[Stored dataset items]
• • • • • • •

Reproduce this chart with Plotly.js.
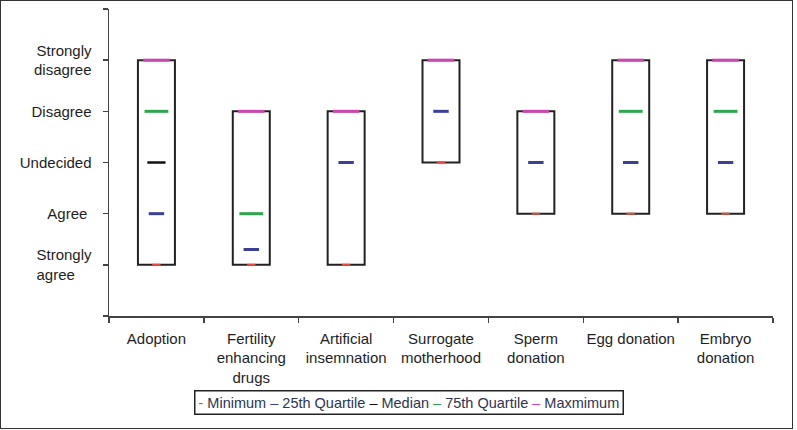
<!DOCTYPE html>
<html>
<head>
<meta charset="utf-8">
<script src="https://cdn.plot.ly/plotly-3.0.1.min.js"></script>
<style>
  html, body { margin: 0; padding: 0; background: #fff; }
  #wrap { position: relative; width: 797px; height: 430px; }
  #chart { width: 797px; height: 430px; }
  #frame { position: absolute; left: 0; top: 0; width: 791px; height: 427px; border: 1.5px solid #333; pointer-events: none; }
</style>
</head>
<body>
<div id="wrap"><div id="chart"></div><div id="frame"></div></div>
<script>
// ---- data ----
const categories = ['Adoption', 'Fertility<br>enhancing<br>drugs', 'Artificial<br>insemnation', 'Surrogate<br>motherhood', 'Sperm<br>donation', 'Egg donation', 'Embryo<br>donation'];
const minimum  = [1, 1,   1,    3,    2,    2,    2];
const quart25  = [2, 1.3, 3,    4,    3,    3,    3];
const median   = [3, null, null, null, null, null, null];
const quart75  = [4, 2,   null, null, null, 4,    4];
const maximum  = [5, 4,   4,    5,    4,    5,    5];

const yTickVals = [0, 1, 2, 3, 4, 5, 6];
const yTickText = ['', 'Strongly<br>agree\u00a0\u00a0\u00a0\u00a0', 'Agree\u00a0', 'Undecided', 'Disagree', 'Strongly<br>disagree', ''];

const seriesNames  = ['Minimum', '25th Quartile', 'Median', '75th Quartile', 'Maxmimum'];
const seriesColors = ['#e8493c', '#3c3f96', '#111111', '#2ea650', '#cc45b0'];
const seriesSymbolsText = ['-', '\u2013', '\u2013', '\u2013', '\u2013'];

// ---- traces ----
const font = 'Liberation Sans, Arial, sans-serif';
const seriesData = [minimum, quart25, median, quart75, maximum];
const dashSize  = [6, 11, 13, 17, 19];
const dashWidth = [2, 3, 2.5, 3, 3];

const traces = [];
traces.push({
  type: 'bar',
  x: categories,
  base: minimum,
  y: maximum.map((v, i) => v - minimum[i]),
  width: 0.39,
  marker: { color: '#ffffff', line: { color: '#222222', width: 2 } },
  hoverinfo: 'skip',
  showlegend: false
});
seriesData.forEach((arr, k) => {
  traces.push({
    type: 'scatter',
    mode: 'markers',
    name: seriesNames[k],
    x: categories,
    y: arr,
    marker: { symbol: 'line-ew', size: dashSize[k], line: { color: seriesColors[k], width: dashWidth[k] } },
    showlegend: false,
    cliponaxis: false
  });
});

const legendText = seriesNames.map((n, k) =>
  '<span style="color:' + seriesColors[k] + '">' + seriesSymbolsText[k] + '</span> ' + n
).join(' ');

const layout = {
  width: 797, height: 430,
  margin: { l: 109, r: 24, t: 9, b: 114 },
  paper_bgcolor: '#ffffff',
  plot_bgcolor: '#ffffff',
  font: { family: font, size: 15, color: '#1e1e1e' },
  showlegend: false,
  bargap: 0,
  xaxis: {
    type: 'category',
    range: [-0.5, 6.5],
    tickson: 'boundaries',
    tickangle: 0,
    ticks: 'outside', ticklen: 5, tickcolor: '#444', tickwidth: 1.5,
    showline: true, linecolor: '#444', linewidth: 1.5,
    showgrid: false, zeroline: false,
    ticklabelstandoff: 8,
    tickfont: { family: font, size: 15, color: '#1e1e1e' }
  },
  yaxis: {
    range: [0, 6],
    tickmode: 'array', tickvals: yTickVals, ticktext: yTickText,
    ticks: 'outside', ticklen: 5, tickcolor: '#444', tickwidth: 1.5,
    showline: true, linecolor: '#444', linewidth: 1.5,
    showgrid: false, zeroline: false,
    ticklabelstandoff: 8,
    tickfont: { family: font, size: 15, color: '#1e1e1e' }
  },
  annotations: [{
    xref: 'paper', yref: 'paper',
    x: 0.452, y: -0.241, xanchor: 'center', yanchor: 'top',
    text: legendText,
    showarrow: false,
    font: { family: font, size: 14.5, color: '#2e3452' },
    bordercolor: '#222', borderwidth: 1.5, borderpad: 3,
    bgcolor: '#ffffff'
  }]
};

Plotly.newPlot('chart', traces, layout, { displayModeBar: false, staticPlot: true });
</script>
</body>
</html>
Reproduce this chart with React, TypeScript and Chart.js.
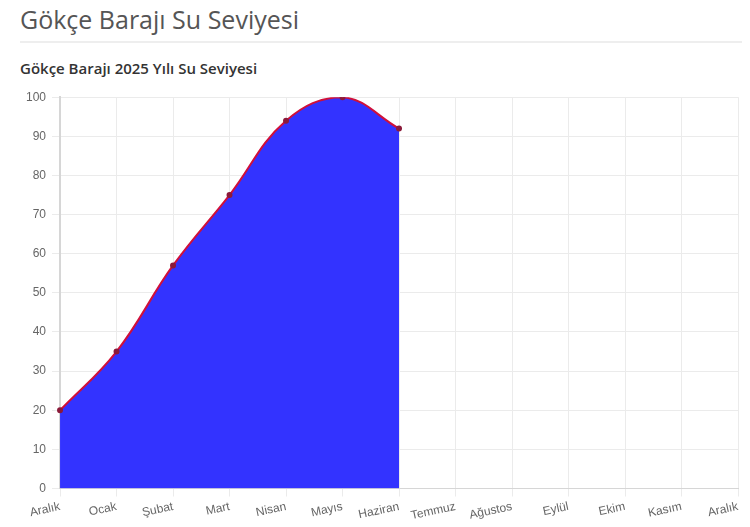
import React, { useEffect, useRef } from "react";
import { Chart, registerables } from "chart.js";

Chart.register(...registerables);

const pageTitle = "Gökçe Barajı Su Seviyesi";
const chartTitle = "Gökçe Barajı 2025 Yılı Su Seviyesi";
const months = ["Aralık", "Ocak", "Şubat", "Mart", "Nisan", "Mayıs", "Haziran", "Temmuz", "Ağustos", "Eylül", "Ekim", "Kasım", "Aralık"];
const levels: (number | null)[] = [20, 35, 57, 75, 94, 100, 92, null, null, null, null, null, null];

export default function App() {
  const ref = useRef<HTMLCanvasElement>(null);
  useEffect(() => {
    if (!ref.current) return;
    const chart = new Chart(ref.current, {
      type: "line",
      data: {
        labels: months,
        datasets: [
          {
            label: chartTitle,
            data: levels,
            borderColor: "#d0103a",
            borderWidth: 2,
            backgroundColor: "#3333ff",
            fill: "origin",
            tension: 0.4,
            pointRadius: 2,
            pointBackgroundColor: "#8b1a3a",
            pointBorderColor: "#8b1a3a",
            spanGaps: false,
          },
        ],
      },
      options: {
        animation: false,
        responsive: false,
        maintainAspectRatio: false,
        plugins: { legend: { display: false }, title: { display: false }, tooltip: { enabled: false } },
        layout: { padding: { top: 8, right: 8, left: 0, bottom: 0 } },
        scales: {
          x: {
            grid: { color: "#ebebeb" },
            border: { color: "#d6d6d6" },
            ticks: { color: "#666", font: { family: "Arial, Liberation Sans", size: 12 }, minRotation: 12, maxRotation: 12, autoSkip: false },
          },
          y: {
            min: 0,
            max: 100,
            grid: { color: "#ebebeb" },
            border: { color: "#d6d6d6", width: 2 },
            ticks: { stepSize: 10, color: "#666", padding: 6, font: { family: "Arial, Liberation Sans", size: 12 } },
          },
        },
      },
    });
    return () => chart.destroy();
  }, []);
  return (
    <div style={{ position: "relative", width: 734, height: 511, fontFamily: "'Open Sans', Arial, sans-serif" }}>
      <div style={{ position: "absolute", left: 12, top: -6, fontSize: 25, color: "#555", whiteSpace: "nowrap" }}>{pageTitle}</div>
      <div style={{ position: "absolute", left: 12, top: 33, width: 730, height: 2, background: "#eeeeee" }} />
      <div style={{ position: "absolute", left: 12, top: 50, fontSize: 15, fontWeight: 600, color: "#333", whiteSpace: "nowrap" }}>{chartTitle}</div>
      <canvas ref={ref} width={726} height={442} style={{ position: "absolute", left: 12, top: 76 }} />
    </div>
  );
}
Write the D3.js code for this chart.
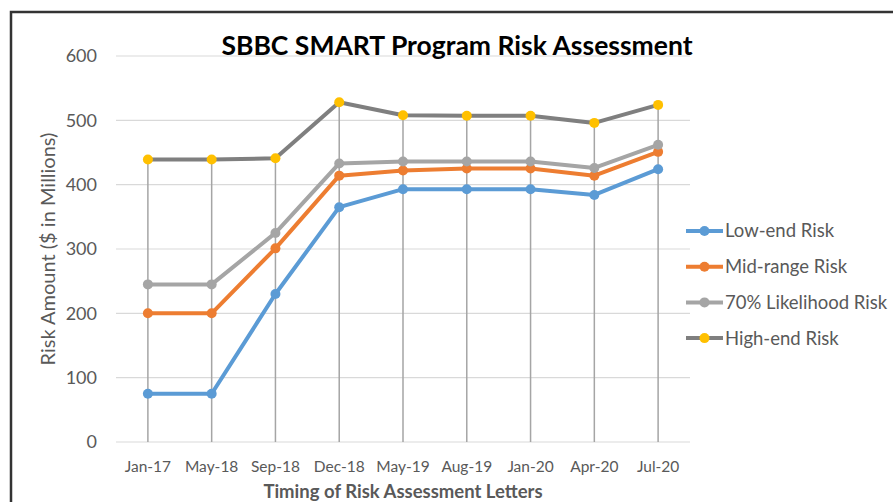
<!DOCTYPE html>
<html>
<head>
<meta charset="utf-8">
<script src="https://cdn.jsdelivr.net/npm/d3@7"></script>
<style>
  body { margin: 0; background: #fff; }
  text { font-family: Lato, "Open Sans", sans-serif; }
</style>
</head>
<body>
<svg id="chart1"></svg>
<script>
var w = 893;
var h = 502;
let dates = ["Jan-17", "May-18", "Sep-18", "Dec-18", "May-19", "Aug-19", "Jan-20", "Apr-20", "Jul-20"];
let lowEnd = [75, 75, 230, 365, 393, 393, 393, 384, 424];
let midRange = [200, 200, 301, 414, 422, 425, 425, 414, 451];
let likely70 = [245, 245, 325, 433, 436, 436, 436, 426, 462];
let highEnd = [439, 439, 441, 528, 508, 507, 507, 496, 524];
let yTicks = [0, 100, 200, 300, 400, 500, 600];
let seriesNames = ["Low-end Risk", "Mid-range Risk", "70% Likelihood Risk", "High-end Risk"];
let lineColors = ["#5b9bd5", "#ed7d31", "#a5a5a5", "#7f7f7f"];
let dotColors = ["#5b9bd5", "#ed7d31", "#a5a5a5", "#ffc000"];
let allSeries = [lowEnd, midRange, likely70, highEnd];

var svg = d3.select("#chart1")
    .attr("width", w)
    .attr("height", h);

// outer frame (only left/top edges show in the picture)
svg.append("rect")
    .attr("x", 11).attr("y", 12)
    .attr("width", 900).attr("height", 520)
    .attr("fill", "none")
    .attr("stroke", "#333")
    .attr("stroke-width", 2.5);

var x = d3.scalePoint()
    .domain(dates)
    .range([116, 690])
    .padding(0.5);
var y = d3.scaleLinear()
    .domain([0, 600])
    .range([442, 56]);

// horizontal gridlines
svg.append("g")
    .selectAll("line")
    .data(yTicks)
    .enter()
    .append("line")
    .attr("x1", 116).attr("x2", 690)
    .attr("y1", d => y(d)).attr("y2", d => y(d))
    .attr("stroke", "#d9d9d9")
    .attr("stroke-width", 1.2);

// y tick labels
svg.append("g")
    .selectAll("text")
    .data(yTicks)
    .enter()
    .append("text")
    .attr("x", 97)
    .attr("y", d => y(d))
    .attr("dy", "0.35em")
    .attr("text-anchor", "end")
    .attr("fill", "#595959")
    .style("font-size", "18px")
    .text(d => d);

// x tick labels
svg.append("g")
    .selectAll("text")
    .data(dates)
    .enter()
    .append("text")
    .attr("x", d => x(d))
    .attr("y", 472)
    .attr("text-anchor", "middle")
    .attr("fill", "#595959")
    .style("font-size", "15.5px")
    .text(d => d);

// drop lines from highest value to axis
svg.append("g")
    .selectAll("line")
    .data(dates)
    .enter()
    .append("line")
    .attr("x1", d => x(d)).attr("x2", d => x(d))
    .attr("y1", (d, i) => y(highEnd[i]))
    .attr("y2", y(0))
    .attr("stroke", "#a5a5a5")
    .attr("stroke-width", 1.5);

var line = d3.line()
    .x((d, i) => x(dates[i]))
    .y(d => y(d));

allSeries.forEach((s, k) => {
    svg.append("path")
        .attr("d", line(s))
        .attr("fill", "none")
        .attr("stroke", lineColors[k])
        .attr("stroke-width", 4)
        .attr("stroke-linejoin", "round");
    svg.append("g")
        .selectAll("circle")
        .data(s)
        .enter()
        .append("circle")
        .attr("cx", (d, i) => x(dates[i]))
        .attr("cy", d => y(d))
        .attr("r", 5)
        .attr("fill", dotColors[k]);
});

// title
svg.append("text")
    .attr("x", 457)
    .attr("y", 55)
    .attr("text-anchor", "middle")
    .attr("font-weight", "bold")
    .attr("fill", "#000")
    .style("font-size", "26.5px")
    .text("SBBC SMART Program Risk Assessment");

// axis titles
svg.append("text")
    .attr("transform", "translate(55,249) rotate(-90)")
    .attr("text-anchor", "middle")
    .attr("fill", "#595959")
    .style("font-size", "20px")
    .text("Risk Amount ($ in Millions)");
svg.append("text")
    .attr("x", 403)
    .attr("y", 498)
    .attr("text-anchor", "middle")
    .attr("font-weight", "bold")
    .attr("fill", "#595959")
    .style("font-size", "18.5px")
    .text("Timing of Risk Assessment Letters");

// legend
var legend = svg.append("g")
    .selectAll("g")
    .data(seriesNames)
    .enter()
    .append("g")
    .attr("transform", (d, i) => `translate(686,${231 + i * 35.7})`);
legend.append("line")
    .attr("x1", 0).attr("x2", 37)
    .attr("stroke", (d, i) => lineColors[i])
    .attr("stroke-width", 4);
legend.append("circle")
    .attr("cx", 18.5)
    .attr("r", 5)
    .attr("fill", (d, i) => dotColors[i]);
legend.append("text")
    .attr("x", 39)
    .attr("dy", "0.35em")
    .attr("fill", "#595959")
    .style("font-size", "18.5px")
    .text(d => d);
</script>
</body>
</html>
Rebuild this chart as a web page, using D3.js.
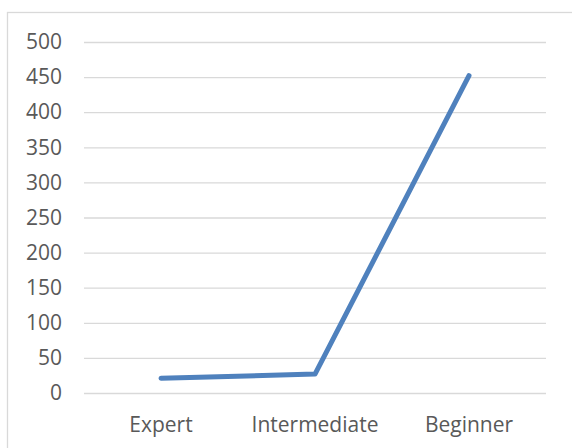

• • • • • • •

Problem to solve → Above are the records; copy exactly the lines from the one with "Reproduce this chart with React, TypeScript" through the one with "const levels: (number", including both, and nothing more. Leave out pictures.

Response to this task →
Reproduce this chart with React, TypeScript and Chart.js.
import React, { useEffect, useRef } from "react";
import { Chart, registerables } from "chart.js";

Chart.register(...registerables);

const pageTitle = "Gökçe Barajı Su Seviyesi";
const chartTitle = "Gökçe Barajı 2025 Yılı Su Seviyesi";
const months = ["Aralık", "Ocak", "Şubat", "Mart", "Nisan", "Mayıs", "Haziran", "Temmuz", "Ağustos", "Eylül", "Ekim", "Kasım", "Aralık"];
const levels: (number | null)[] = [20, 35, 57, 75, 94, 100, 92, null, null, null, null, null, null];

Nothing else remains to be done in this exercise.